Leave out the pictures and restate the rest of the data exactly.

◆ Collected data:

════

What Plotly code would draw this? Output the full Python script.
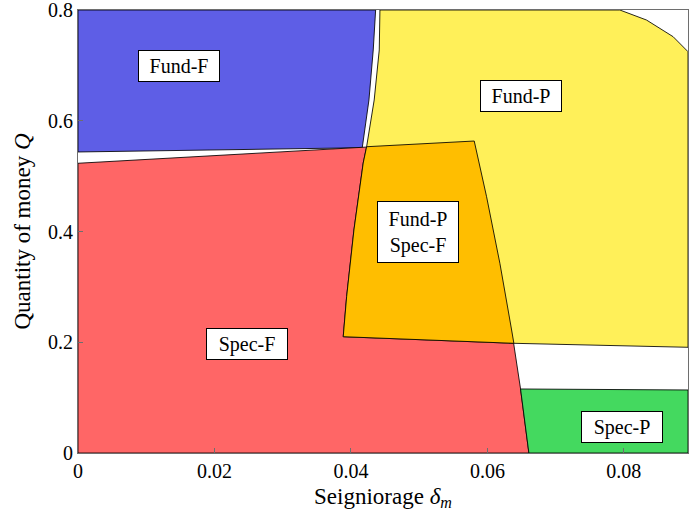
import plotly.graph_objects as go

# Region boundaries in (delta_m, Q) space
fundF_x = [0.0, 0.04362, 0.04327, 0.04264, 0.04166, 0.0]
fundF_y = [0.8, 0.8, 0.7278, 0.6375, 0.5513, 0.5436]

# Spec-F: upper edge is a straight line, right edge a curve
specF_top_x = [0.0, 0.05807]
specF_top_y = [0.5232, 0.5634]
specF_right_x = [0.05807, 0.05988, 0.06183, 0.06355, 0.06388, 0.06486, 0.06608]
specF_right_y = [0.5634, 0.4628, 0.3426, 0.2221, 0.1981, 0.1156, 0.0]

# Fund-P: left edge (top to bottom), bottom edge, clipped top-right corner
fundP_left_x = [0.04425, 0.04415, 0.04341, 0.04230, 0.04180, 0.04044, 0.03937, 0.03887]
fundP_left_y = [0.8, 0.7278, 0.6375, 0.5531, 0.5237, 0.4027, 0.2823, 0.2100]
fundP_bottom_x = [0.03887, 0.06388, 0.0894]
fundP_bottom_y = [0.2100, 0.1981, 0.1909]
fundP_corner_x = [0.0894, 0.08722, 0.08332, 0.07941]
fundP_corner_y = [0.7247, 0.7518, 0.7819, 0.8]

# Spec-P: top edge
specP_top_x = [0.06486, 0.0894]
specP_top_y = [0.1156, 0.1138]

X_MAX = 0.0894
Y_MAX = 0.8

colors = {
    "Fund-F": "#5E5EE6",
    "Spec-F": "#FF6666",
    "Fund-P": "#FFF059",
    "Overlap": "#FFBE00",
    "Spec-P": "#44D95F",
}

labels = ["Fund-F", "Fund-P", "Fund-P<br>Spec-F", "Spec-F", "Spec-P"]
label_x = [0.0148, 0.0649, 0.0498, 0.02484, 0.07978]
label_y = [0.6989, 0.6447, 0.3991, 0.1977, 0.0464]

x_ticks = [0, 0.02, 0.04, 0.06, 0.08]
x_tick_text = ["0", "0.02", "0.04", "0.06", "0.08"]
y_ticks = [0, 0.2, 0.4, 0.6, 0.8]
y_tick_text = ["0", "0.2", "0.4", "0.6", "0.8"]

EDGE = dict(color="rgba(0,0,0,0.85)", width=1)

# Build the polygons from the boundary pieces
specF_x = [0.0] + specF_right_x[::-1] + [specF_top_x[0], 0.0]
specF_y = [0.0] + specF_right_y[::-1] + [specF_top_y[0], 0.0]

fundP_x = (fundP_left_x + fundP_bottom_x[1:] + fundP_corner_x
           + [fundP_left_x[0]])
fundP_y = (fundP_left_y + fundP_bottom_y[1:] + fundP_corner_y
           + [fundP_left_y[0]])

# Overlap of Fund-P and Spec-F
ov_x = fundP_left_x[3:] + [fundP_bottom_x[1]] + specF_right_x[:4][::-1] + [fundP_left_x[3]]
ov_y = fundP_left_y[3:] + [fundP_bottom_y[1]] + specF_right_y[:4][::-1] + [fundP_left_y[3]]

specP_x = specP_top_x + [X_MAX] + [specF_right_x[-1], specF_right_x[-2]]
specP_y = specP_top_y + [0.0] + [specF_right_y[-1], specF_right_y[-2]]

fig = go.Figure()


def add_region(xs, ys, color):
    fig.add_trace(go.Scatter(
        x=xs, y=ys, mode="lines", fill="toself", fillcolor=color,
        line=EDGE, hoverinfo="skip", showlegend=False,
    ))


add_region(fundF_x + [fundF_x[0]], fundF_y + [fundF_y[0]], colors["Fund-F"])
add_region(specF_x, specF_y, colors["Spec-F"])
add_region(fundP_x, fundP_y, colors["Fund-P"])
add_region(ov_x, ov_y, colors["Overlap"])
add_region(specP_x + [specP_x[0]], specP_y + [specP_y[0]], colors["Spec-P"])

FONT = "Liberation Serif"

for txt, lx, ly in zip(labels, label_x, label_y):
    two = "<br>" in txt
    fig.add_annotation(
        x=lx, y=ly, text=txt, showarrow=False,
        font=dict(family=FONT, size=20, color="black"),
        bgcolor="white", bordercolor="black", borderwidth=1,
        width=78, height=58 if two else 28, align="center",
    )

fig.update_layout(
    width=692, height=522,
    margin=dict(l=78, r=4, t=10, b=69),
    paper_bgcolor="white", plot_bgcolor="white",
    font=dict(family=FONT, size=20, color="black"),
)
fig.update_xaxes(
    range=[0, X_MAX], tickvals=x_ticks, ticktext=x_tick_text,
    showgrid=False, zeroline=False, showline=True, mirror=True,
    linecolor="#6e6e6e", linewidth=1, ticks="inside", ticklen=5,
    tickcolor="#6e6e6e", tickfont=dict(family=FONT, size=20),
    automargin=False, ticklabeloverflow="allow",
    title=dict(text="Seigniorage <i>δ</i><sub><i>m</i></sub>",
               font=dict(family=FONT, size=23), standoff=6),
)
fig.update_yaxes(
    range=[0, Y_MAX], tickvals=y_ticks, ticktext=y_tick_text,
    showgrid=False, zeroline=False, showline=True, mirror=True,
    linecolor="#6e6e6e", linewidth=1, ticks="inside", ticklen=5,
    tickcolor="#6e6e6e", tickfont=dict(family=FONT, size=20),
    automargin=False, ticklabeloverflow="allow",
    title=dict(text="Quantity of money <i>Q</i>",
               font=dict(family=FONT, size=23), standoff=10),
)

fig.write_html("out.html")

════

◆ Solution:
What Plotly code would draw this? Output the full Python script.
import plotly.graph_objects as go

# Region boundaries in (delta_m, Q) space
fundF_x = [0.0, 0.04362, 0.04327, 0.04264, 0.04166, 0.0]
fundF_y = [0.8, 0.8, 0.7278, 0.6375, 0.5513, 0.5436]

# Spec-F: upper edge is a straight line, right edge a curve
specF_top_x = [0.0, 0.05807]
specF_top_y = [0.5232, 0.5634]
specF_right_x = [0.05807, 0.05988, 0.06183, 0.06355, 0.06388, 0.06486, 0.06608]
specF_right_y = [0.5634, 0.4628, 0.3426, 0.2221, 0.1981, 0.1156, 0.0]

# Fund-P: left edge (top to bottom), bottom edge, clipped top-right corner
fundP_left_x = [0.04425, 0.04415, 0.04341, 0.04230, 0.04180, 0.04044, 0.03937, 0.03887]
fundP_left_y = [0.8, 0.7278, 0.6375, 0.5531, 0.5237, 0.4027, 0.2823, 0.2100]
fundP_bottom_x = [0.03887, 0.06388, 0.0894]
fundP_bottom_y = [0.2100, 0.1981, 0.1909]
fundP_corner_x = [0.0894, 0.08722, 0.08332, 0.07941]
fundP_corner_y = [0.7247, 0.7518, 0.7819, 0.8]

# Spec-P: top edge
specP_top_x = [0.06486, 0.0894]
specP_top_y = [0.1156, 0.1138]

X_MAX = 0.0894
Y_MAX = 0.8

colors = {
    "Fund-F": "#5E5EE6",
    "Spec-F": "#FF6666",
    "Fund-P": "#FFF059",
    "Overlap": "#FFBE00",
    "Spec-P": "#44D95F",
}

labels = ["Fund-F", "Fund-P", "Fund-P<br>Spec-F", "Spec-F", "Spec-P"]
label_x = [0.0148, 0.0649, 0.0498, 0.02484, 0.07978]
label_y = [0.6989, 0.6447, 0.3991, 0.1977, 0.0464]

x_ticks = [0, 0.02, 0.04, 0.06, 0.08]
x_tick_text = ["0", "0.02", "0.04", "0.06", "0.08"]
y_ticks = [0, 0.2, 0.4, 0.6, 0.8]
y_tick_text = ["0", "0.2", "0.4", "0.6", "0.8"]

EDGE = dict(color="rgba(0,0,0,0.85)", width=1)

# Build the polygons from the boundary pieces
specF_x = [0.0] + specF_right_x[::-1] + [specF_top_x[0], 0.0]
specF_y = [0.0] + specF_right_y[::-1] + [specF_top_y[0], 0.0]

fundP_x = (fundP_left_x + fundP_bottom_x[1:] + fundP_corner_x
           + [fundP_left_x[0]])
fundP_y = (fundP_left_y + fundP_bottom_y[1:] + fundP_corner_y
           + [fundP_left_y[0]])

# Overlap of Fund-P and Spec-F
ov_x = fundP_left_x[3:] + [fundP_bottom_x[1]] + specF_right_x[:4][::-1] + [fundP_left_x[3]]
ov_y = fundP_left_y[3:] + [fundP_bottom_y[1]] + specF_right_y[:4][::-1] + [fundP_left_y[3]]

specP_x = specP_top_x + [X_MAX] + [specF_right_x[-1], specF_right_x[-2]]
specP_y = specP_top_y + [0.0] + [specF_right_y[-1], specF_right_y[-2]]

fig = go.Figure()


def add_region(xs, ys, color):
    fig.add_trace(go.Scatter(
        x=xs, y=ys, mode="lines", fill="toself", fillcolor=color,
        line=EDGE, hoverinfo="skip", showlegend=False,
    ))


add_region(fundF_x + [fundF_x[0]], fundF_y + [fundF_y[0]], colors["Fund-F"])
add_region(specF_x, specF_y, colors["Spec-F"])
add_region(fundP_x, fundP_y, colors["Fund-P"])
add_region(ov_x, ov_y, colors["Overlap"])
add_region(specP_x + [specP_x[0]], specP_y + [specP_y[0]], colors["Spec-P"])

FONT = "Liberation Serif"

for txt, lx, ly in zip(labels, label_x, label_y):
    two = "<br>" in txt
    fig.add_annotation(
        x=lx, y=ly, text=txt, showarrow=False,
        font=dict(family=FONT, size=20, color="black"),
        bgcolor="white", bordercolor="black", borderwidth=1,
        width=78, height=58 if two else 28, align="center",
    )

fig.update_layout(
    width=692, height=522,
    margin=dict(l=78, r=4, t=10, b=69),
    paper_bgcolor="white", plot_bgcolor="white",
    font=dict(family=FONT, size=20, color="black"),
)
fig.update_xaxes(
    range=[0, X_MAX], tickvals=x_ticks, ticktext=x_tick_text,
    showgrid=False, zeroline=False, showline=True, mirror=True,
    linecolor="#6e6e6e", linewidth=1, ticks="inside", ticklen=5,
    tickcolor="#6e6e6e", tickfont=dict(family=FONT, size=20),
    automargin=False, ticklabeloverflow="allow",
    title=dict(text="Seigniorage <i>δ</i><sub><i>m</i></sub>",
               font=dict(family=FONT, size=23), standoff=6),
)
fig.update_yaxes(
    range=[0, Y_MAX], tickvals=y_ticks, ticktext=y_tick_text,
    showgrid=False, zeroline=False, showline=True, mirror=True,
    linecolor="#6e6e6e", linewidth=1, ticks="inside", ticklen=5,
    tickcolor="#6e6e6e", tickfont=dict(family=FONT, size=20),
    automargin=False, ticklabeloverflow="allow",
    title=dict(text="Quantity of money <i>Q</i>",
               font=dict(family=FONT, size=23), standoff=10),
)

fig.write_html("out.html")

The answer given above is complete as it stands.